# Weight



## xxxxxxxxhantsmummy (Mar 12, 2012)

Just took Honey for after spay weigh in, she is 7 and a half months and 9.4kg, they say she can't put any more weight on! She isn't fat, how do I stop her gaining weight? She has 300g raw meat a day! X


----------



## wellerfeller (Jul 12, 2011)

If she is at her ideal weight, continue feeding her as you are. She will put on weight as she is still growing. I don't understand why your vet has said she cannot get any heavier when she is only 7 months.
Sorry but I would 'forget' this particular piece of advice!


----------



## colpa110 (Jul 5, 2011)

How tall / what mix is she...as Karen says it seems a strange thing for the vet to say whilst she is still growing.


----------



## xxxxxxxxhantsmummy (Mar 12, 2012)

She is a miniature x working. I must say I was shocked, it was the vet nurse, maybe I should ring the vet to check!
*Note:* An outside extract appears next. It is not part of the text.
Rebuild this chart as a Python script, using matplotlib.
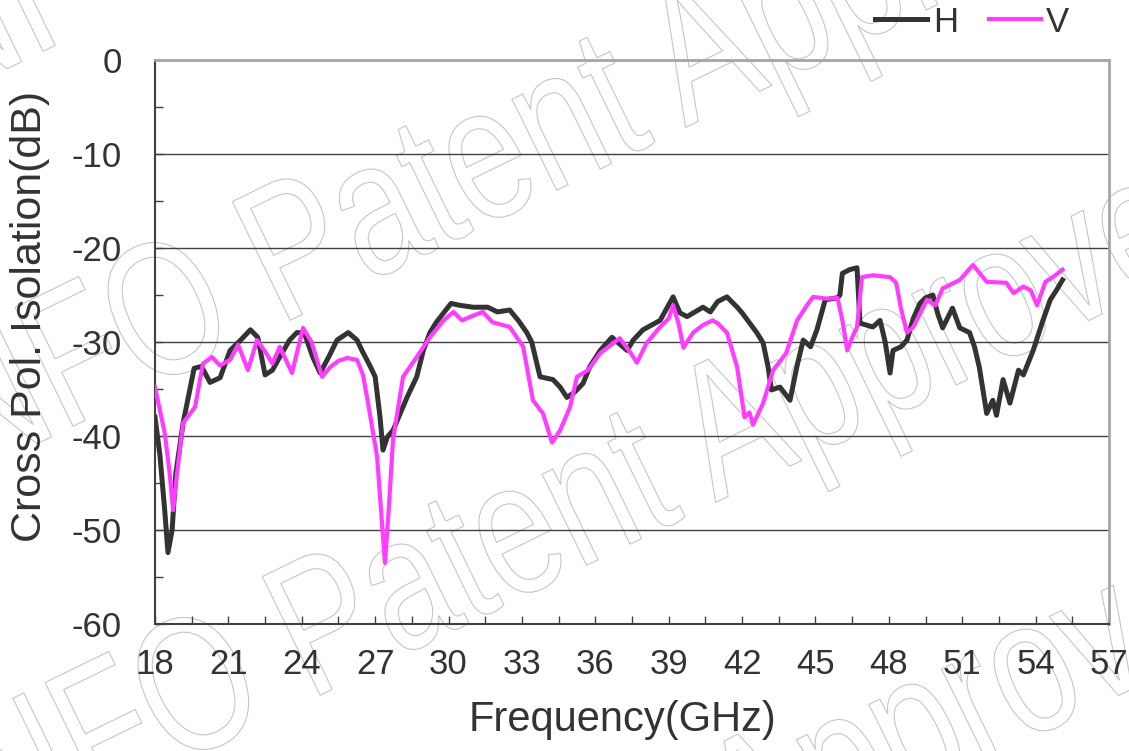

X


----------



## DB1 (Jan 20, 2012)

Sounds fine, Dudley is just over 6 months, at recent vet check he was 9.6kg and vet gave us new flea tabs which were for dogs over 10kg and said just wait a week to be on the safe side, so she was expecting him to carry on putting on weight, he is just over 16". Would definitely ignore the advice but check with the vet if you want peace of mind.


----------



## Lozzie (Apr 1, 2012)

Willow is nearly 8 months and she's about 8kg. Last time we saw the vet he said she was underweight and we should up her food- this was based on the fact that "you should be able to feel the ribs but not feel in between them". Since then we have upped her food intake to that recommended for a 10kg dog (approx 3 weeks ago) and her weight is the same!! She's the same mix as yours. I've decided that if Willow is healthy, has healthy energy levels and enjoys her food then there isn't much else I can do! She eats Green Dog which is a very good quality mix. I think that perhaps vets are not familiar with the breed and perhaps think that their build should match with the cocker?


----------



## wellerfeller (Jul 12, 2011)

My show cocker x mini poodle is 12.5kg.

I don't think your pup is at her adult weight yet. She will nearly be as tall as she will get but they do a lot of filling out after a year up until about 18 months.
A lot of vets seem to work from a chart rather than taking other influences into account. Relax your puppy is fine. I would just carry on as you are doing.


----------



## xxxxxxxxhantsmummy (Mar 12, 2012)

Thanks all, I was panicking a bit! Will ring vet tomorrow and explain my worries! X


----------



## colpa110 (Jul 5, 2011)

Certainly does not seem excessive to me..I was wondering if he she was a toy mix as they tend to be smaller/lighter. Ted is only 18 week old and he is already almost 7kgs but actually quite skinny....i think they all come in different shapres and sizes ..just like us


----------



## designsbyisis (Dec 27, 2011)

Dexter is 10kg now (8 months old)


Sent from my iPhone 
Lisa - mum of 3 boys, Dexter Cockapoo & 4 hens !


----------



## Janev1000 (Oct 4, 2011)

I was told that when Biscuit was only 5 months! He weighed 8.5kg but wasn't fat at all and she told me to put him onto adult food. I tried to explain that there wasn't an adult version of the raw diet he was on at the time. Anyway, when he had his vet check at 6 months, the vet said he was totally fine and said that the vet nurse had been too harsh! He's grown a lot since and is now 10.5kg and is still considered absolutely fine. x


----------



## lady amanda (Nov 26, 2010)

Docs all have differing opinions...my vet told me Lady was the perfect weight...then we had to bring her in unexpecdedly and we saw a different vet who said she was under weight.
I asked my vet again and she said she was just fine.
my vet has in the past had many cockapoos...so I will trust her.


----------



## Lozzie (Apr 1, 2012)

lady amanda said:


> Docs all have differing opinions...my vet told me Lady was the perfect weight...then we had to bring her in unexpecdedly and we saw a different vet who said she was under weight.
> I asked my vet again and she said she was just fine.
> my vet has in the past had many cockapoos...so I will trust her.


We had exactly this too! We saw the vet nurse and one of the partner vets at the practice we go to and they both said that she was growing well and was a perfect weight, then we went in becasue Willow had diarrhea and the vet we saw said she was underweight (as I mentioned in my previous post). I think it is a good idea to try and request the same vet if possible so that they can track your progress- there aren't many cockapoos out in my part of the world so the partner vet remembers us!


----------